» Problem to work on
Narrow the data below down to the lines containing "chart".

═══ Data excerpt

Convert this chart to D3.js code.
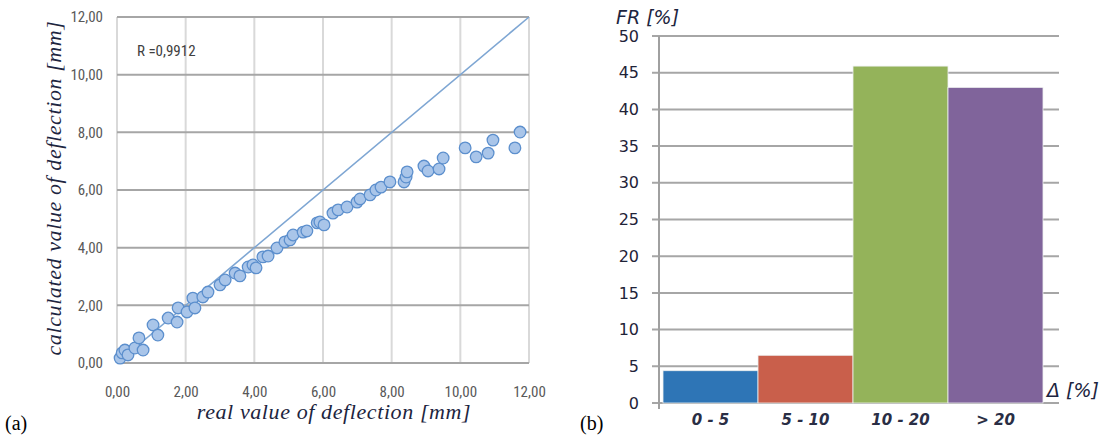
<!DOCTYPE html>
<html>
<head>
<meta charset="utf-8">
<script src="https://cdn.jsdelivr.net/npm/d3@7"></script>
<style>
  body { margin: 0; background: #fff; }
  svg { display: block; }
</style>
</head>
<body>
<div class="chart"></div>
<script>
// (a) scatter: real vs calculated deflection [mm]
var realValue = [0.09, 0.15, 0.23, 0.32, 0.52, 0.64, 0.76, 1.05, 1.19, 1.49, 1.75, 1.78, 2.04, 2.21, 2.27,
                 2.50, 2.65, 3.00, 3.15, 3.44, 3.58, 3.82, 3.96, 4.05, 4.25, 4.40, 4.66, 4.89, 5.04, 5.13,
                 5.42, 5.53, 5.83, 5.91, 6.03, 6.29, 6.44, 6.70, 6.99, 7.08, 7.37, 7.54, 7.69, 7.95, 8.36,
                 8.42, 8.45, 8.94, 9.06, 9.38, 9.50, 10.14, 10.46, 10.81, 10.95, 11.59, 11.74];
var calcValue = [0.17, 0.35, 0.45, 0.28, 0.52, 0.87, 0.45, 1.32, 0.97, 1.56, 1.42, 1.91, 1.77, 2.25, 1.91,
                 2.29, 2.46, 2.71, 2.88, 3.12, 3.02, 3.33, 3.40, 3.30, 3.68, 3.71, 3.99, 4.20, 4.27, 4.44,
                 4.54, 4.58, 4.86, 4.89, 4.79, 5.20, 5.31, 5.41, 5.58, 5.69, 5.83, 6.00, 6.10, 6.28, 6.28,
                 6.45, 6.63, 6.83, 6.66, 6.73, 7.11, 7.46, 7.15, 7.28, 7.73, 7.46, 8.01];
var axisTicks = [0, 2, 4, 6, 8, 10, 12];
var rLabel = "R =0,9912";

// (b) bars: FR [%] by deviation class
var classes = ["0 - 5", "5 - 10", "10 - 20", "> 20"];
var frValues = [4.4, 6.5, 45.9, 43.0];
var frTicks = [0, 5, 10, 15, 20, 25, 30, 35, 40, 45, 50];
var barColors = ["#2e75b6", "#c95f4b", "#94b35a", "#80649b"];

var width = 1107, height = 438;
var svg = d3.select(".chart").append("svg")
    .attr("width", width)
    .attr("height", height);

var fmt = function(d){ return d3.format(".2f")(d).replace(".", ","); };
var narrow = "'Liberation Sans Narrow', 'Arial Narrow', 'Roboto Condensed', sans-serif";
var serifTitle = "'Liberation Serif', 'Times New Roman', serif";
var titleColor = "#1d2540";

// ---------- left chart ----------
var x = d3.scaleLinear().domain([0, 12]).range([117, 529]);
var y = d3.scaleLinear().domain([0, 12]).range([363, 17]);

var left = svg.append("g");

// vertical grid (light)
left.selectAll(".vgrid")
    .data(axisTicks)
    .enter()
    .append("line")
    .attr("x1", function(d){ return x(d); })
    .attr("x2", function(d){ return x(d); })
    .attr("y1", y(12))
    .attr("y2", y(0))
    .attr("stroke", "#d9d9d9")
    .attr("stroke-width", 2);

// horizontal grid (darker)
left.selectAll(".hgrid")
    .data(axisTicks)
    .enter()
    .append("line")
    .attr("x1", x(0))
    .attr("x2", x(12))
    .attr("y1", function(d){ return y(d); })
    .attr("y2", function(d){ return y(d); })
    .attr("stroke", "#a6a6a6")
    .attr("stroke-width", 2);

var yAxis = d3.axisLeft(y).tickValues(axisTicks).tickFormat(fmt).tickSize(0).tickPadding(14);
left.append("g")
    .attr("transform", "translate(" + x(0) + ",0)")
    .call(yAxis)
    .call(function(g){ g.select(".domain").remove(); })
    .selectAll("text")
    .attr("font-family", narrow)
    .attr("font-size", 15)
    .attr("fill", "#595959");

var xAxis = d3.axisBottom(x).tickValues(axisTicks).tickFormat(fmt).tickSize(0).tickPadding(23);
left.append("g")
    .attr("transform", "translate(0," + y(0) + ")")
    .call(xAxis)
    .call(function(g){ g.select(".domain").remove(); })
    .selectAll("text")
    .attr("font-family", narrow)
    .attr("font-size", 15)
    .attr("fill", "#595959");

// 1:1 line
left.append("line")
    .attr("x1", x(0)).attr("y1", y(0))
    .attr("x2", x(12)).attr("y2", y(12))
    .attr("stroke", "#7ea6d3")
    .attr("stroke-width", 1.6);

var pts = realValue.map(function(d, i){ return [d, calcValue[i]]; });
left.selectAll(".pt")
    .data(pts)
    .enter()
    .append("circle")
    .attr("cx", function(d){ return x(d[0]); })
    .attr("cy", function(d){ return y(d[1]); })
    .attr("r", 5.8)
    .attr("fill", "#a9c5e9")
    .attr("stroke", "#5c8fcd")
    .attr("stroke-width", 1.3);

left.append("text")
    .attr("x", 137).attr("y", 56)
    .attr("font-family", narrow)
    .attr("font-size", 15)
    .attr("fill", "#404040")
    .text(rLabel);

left.append("text")
    .attr("transform", "translate(61,188) rotate(-90)")
    .attr("text-anchor", "middle")
    .attr("font-family", serifTitle)
    .attr("font-style", "italic")
    .attr("font-size", 22)
    .attr("letter-spacing", 0.6)
    .attr("fill", titleColor)
    .text("calculated value of deflection [mm]");

left.append("text")
    .attr("x", 334).attr("y", 419)
    .attr("text-anchor", "middle")
    .attr("font-family", serifTitle)
    .attr("font-style", "italic")
    .attr("font-size", 22)
    .attr("letter-spacing", 0.6)
    .attr("fill", titleColor)
    .text("real value of deflection [mm]");

svg.append("text")
    .attr("x", 5).attr("y", 430)
    .attr("font-family", "'Liberation Serif', serif")
    .attr("font-size", 20)
    .attr("fill", "#000")
    .text("(a)");

// ---------- right chart ----------
var yb = d3.scaleLinear().domain([0, 50]).range([403, 36]);
var xb = d3.scaleBand().domain(classes).range([663, 1043]).padding(0);

var right = svg.append("g");

right.selectAll(".bgrid")
    .data(frTicks)
    .enter()
    .append("line")
    .attr("x1", 652)
    .attr("x2", 1059)
    .attr("y1", function(d){ return yb(d); })
    .attr("y2", function(d){ return yb(d); })
    .attr("stroke", "#a6a6a6")
    .attr("stroke-width", 2);

right.append("line")
    .attr("x1", 659).attr("x2", 659)
    .attr("y1", yb(50)).attr("y2", 409)
    .attr("stroke", "#a0a0a0")
    .attr("stroke-width", 2);

right.selectAll(".bar")
    .data(frValues)
    .enter()
    .append("rect")
    .attr("x", function(d, i){ return xb(classes[i]); })
    .attr("y", function(d){ return yb(d); })
    .attr("width", xb.bandwidth())
    .attr("height", function(d){ return yb(0) - yb(d); })
    .attr("fill", function(d, i){ return barColors[i]; })
    .attr("stroke", "#eef0f0")
    .attr("stroke-width", 0.8);

var ybAxis = d3.axisLeft(yb).tickValues(frTicks).tickSize(0).tickPadding(20);
right.append("g")
    .attr("transform", "translate(659,0)")
    .call(ybAxis)
    .call(function(g){ g.select(".domain").remove(); })
    .selectAll("text")
    .attr("font-family", "'DejaVu Sans', Verdana, sans-serif")
    .attr("font-size", 16)
    .attr("fill", "#1f2338");

var xbAxis = d3.axisBottom(xb).tickSize(0).tickPadding(11);
right.append("g")
    .attr("transform", "translate(0," + yb(0) + ")")
    .call(xbAxis)
    .call(function(g){ g.select(".domain").remove(); })
    .selectAll("text")
    .attr("font-family", "'DejaVu Sans', Verdana, sans-serif")
    .attr("font-style", "italic")
    .attr("font-weight", "bold")
    .attr("font-size", 15)
    .attr("fill", "#2a2e45");

right.append("text")
    .attr("x", 616).attr("y", 24)
    .attr("font-family", "'DejaVu Sans', sans-serif")
    .attr("font-style", "italic")
    .attr("font-size", 19)
    .attr("fill", titleColor)
    .text("FR [%]");

right.append("text")
    .attr("x", 1047).attr("y", 397)
    .attr("font-family", "'DejaVu Sans', sans-serif")
    .attr("font-style", "italic")
    .attr("font-size", 19)
    .attr("fill", titleColor)
    .text("Δ [%]");

svg.append("text")
    .attr("x", 580).attr("y", 430)
    .attr("font-family", "'Liberation Serif', serif")
    .attr("font-size", 20)
    .attr("fill", "#000")
    .text("(b)");
</script>
</body>
</html>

══════

» Answer in full
Convert this chart to D3.js code.
<div class="chart"></div>
var svg = d3.select(".chart").append("svg")
// ---------- left chart ----------
// ---------- right chart ----------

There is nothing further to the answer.